## WHAT THE TASK REQUIRES
Copy exactly, and only, the lines between the start of the entries below and the line containing "(n_rows - 1)", both inclusive. Omit pictures.

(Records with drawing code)
- - - - - - -
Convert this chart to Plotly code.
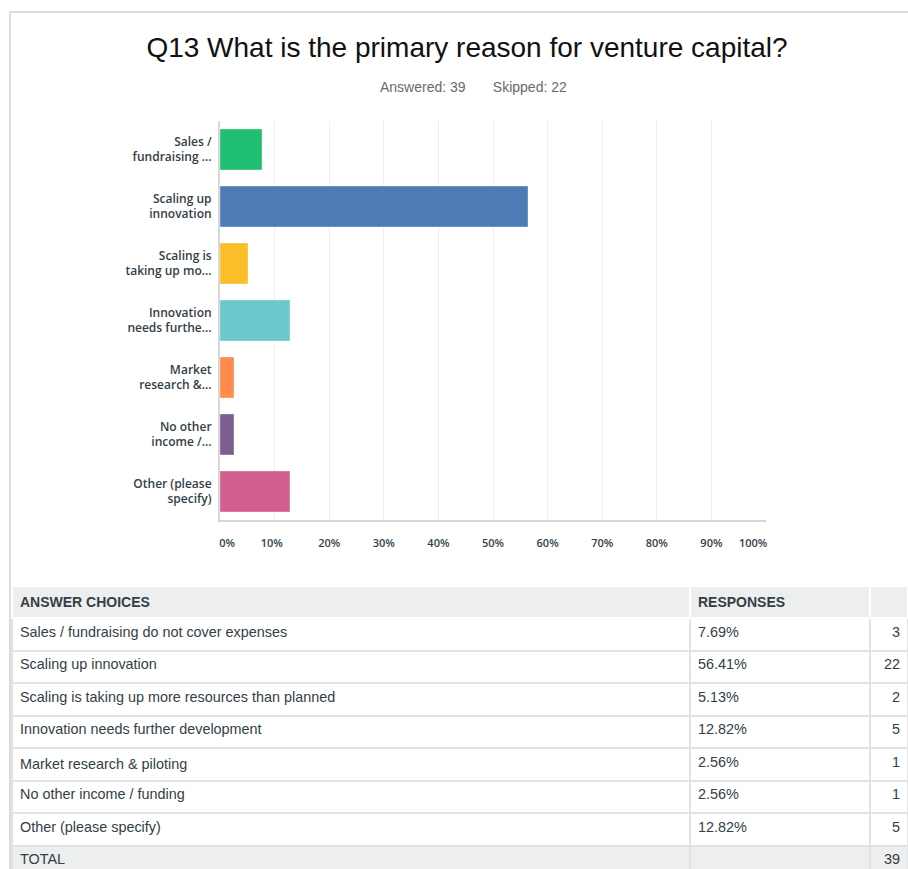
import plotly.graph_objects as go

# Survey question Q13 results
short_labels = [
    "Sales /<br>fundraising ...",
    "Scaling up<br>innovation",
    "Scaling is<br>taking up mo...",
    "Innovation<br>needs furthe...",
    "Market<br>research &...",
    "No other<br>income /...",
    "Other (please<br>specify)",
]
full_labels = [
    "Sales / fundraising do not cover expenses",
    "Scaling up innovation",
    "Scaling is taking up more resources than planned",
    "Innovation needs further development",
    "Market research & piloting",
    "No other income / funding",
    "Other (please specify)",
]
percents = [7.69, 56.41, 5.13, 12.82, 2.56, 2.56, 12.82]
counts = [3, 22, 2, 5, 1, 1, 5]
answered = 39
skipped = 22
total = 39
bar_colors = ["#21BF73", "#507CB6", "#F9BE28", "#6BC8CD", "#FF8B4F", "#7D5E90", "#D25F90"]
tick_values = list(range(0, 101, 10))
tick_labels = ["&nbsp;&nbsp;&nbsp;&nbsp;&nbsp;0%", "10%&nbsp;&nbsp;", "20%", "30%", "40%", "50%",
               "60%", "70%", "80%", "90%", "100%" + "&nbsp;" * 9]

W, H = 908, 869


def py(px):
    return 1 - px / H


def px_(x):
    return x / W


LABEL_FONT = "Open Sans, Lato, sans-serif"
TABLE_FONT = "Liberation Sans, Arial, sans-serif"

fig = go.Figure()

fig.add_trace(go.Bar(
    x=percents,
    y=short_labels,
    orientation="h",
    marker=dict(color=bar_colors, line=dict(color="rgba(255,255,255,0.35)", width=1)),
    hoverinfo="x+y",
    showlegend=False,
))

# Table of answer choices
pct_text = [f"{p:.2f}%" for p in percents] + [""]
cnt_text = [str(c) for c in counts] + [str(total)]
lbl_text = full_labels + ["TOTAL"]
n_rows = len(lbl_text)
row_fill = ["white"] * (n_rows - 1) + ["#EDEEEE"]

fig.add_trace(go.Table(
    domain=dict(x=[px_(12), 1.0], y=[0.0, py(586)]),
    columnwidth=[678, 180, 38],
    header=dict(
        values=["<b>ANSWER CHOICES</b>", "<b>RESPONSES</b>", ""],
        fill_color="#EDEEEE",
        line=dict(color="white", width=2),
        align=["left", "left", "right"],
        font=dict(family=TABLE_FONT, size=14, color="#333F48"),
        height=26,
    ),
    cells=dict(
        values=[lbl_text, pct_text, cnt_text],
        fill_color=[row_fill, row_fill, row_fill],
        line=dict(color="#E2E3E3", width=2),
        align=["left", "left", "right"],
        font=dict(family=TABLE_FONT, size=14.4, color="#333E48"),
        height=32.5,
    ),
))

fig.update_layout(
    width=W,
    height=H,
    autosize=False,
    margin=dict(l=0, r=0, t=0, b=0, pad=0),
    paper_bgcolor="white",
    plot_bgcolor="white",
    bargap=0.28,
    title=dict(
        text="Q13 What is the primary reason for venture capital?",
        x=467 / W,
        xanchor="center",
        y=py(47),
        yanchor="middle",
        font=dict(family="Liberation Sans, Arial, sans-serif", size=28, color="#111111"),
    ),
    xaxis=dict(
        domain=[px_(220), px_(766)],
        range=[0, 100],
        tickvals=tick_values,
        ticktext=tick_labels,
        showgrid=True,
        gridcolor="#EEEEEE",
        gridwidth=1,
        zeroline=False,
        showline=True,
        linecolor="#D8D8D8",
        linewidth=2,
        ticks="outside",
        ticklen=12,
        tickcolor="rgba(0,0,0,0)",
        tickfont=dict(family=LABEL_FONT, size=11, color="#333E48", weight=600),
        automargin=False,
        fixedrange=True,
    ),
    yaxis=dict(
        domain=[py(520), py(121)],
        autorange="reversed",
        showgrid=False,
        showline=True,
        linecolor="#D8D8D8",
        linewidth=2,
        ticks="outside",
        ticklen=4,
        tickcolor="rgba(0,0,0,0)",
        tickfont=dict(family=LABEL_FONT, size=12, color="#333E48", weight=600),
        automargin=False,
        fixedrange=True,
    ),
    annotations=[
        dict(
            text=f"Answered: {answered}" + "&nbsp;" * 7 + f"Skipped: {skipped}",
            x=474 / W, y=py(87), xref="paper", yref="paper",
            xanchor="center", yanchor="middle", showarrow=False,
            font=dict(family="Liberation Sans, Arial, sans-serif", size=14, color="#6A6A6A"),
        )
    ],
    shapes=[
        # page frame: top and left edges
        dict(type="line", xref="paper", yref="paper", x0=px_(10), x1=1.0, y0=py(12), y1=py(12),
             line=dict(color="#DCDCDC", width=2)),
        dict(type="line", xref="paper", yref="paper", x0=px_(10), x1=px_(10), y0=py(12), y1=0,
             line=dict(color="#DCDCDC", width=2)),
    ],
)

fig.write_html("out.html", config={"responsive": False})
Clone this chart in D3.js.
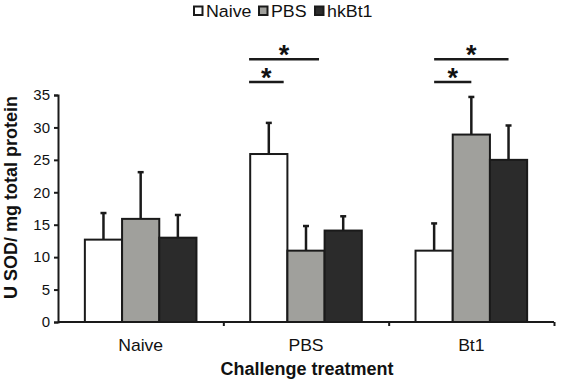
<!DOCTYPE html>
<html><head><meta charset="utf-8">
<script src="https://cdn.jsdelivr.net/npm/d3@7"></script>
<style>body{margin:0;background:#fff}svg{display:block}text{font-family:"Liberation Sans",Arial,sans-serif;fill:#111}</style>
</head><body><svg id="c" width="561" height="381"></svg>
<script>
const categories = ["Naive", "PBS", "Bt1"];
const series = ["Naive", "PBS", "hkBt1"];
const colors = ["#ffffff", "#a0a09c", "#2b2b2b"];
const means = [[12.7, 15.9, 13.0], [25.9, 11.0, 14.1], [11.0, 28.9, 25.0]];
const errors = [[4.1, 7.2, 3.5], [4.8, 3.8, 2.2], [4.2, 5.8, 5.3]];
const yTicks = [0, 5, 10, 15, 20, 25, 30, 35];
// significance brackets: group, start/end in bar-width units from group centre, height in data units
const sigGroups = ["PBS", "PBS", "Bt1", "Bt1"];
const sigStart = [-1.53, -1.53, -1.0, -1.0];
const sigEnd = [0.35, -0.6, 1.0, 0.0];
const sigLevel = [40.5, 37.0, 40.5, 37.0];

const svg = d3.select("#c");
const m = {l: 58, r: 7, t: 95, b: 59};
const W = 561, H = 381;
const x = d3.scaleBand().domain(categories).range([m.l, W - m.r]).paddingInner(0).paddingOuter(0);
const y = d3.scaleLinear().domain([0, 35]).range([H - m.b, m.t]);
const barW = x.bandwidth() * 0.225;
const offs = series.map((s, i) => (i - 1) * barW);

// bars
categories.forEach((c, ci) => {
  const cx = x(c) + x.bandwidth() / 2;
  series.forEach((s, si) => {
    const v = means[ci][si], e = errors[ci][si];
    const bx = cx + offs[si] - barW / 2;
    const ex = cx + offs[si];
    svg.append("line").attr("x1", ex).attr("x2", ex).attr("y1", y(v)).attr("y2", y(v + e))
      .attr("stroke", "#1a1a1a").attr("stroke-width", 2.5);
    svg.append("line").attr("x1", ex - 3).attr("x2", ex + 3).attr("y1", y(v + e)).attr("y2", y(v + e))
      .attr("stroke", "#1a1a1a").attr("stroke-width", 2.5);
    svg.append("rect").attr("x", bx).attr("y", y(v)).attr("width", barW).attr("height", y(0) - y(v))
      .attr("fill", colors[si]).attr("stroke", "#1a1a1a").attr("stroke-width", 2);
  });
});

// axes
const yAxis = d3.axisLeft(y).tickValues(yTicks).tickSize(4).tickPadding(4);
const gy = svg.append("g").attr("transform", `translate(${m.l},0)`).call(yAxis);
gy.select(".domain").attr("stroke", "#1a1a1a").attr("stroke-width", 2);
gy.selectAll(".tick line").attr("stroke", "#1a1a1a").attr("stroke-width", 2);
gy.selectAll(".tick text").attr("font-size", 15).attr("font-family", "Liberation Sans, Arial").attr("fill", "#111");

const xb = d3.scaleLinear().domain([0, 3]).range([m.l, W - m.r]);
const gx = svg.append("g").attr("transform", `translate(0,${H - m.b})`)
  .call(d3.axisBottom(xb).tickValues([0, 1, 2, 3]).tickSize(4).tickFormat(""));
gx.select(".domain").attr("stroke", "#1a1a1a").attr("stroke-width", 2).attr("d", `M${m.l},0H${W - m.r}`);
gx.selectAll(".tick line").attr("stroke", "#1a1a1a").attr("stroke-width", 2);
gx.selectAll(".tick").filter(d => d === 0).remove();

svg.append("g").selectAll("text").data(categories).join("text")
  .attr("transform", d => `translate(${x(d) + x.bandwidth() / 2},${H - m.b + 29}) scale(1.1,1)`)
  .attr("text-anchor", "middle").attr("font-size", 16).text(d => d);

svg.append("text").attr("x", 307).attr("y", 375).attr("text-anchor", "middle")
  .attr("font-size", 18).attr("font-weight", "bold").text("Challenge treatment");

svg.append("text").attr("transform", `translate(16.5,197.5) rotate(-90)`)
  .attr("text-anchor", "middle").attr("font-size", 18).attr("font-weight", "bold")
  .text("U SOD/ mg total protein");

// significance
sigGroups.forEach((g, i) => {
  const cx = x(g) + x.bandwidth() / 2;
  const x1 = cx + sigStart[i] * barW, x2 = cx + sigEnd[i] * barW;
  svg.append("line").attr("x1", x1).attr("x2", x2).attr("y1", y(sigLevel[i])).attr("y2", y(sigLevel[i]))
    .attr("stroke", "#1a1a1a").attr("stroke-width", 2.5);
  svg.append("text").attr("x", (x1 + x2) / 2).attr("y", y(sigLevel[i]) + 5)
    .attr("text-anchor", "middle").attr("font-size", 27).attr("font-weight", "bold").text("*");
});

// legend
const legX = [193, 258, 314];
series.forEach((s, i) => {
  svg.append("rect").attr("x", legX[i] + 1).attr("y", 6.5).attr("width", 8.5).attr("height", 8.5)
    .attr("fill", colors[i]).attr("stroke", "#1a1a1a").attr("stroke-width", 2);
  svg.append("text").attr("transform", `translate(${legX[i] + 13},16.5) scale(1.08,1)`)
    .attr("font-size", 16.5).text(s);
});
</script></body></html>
- - - - - - -
## EXERCISE RESULT
Convert this chart to Plotly code.
import plotly.graph_objects as go

# Survey question Q13 results
short_labels = [
    "Sales /<br>fundraising ...",
    "Scaling up<br>innovation",
    "Scaling is<br>taking up mo...",
    "Innovation<br>needs furthe...",
    "Market<br>research &...",
    "No other<br>income /...",
    "Other (please<br>specify)",
]
full_labels = [
    "Sales / fundraising do not cover expenses",
    "Scaling up innovation",
    "Scaling is taking up more resources than planned",
    "Innovation needs further development",
    "Market research & piloting",
    "No other income / funding",
    "Other (please specify)",
]
percents = [7.69, 56.41, 5.13, 12.82, 2.56, 2.56, 12.82]
counts = [3, 22, 2, 5, 1, 1, 5]
answered = 39
skipped = 22
total = 39
bar_colors = ["#21BF73", "#507CB6", "#F9BE28", "#6BC8CD", "#FF8B4F", "#7D5E90", "#D25F90"]
tick_values = list(range(0, 101, 10))
tick_labels = ["&nbsp;&nbsp;&nbsp;&nbsp;&nbsp;0%", "10%&nbsp;&nbsp;", "20%", "30%", "40%", "50%",
               "60%", "70%", "80%", "90%", "100%" + "&nbsp;" * 9]

W, H = 908, 869


def py(px):
    return 1 - px / H


def px_(x):
    return x / W


LABEL_FONT = "Open Sans, Lato, sans-serif"
TABLE_FONT = "Liberation Sans, Arial, sans-serif"

fig = go.Figure()

fig.add_trace(go.Bar(
    x=percents,
    y=short_labels,
    orientation="h",
    marker=dict(color=bar_colors, line=dict(color="rgba(255,255,255,0.35)", width=1)),
    hoverinfo="x+y",
    showlegend=False,
))

# Table of answer choices
pct_text = [f"{p:.2f}%" for p in percents] + [""]
cnt_text = [str(c) for c in counts] + [str(total)]
lbl_text = full_labels + ["TOTAL"]
n_rows = len(lbl_text)
row_fill = ["white"] * (n_rows - 1) + ["#EDEEEE"]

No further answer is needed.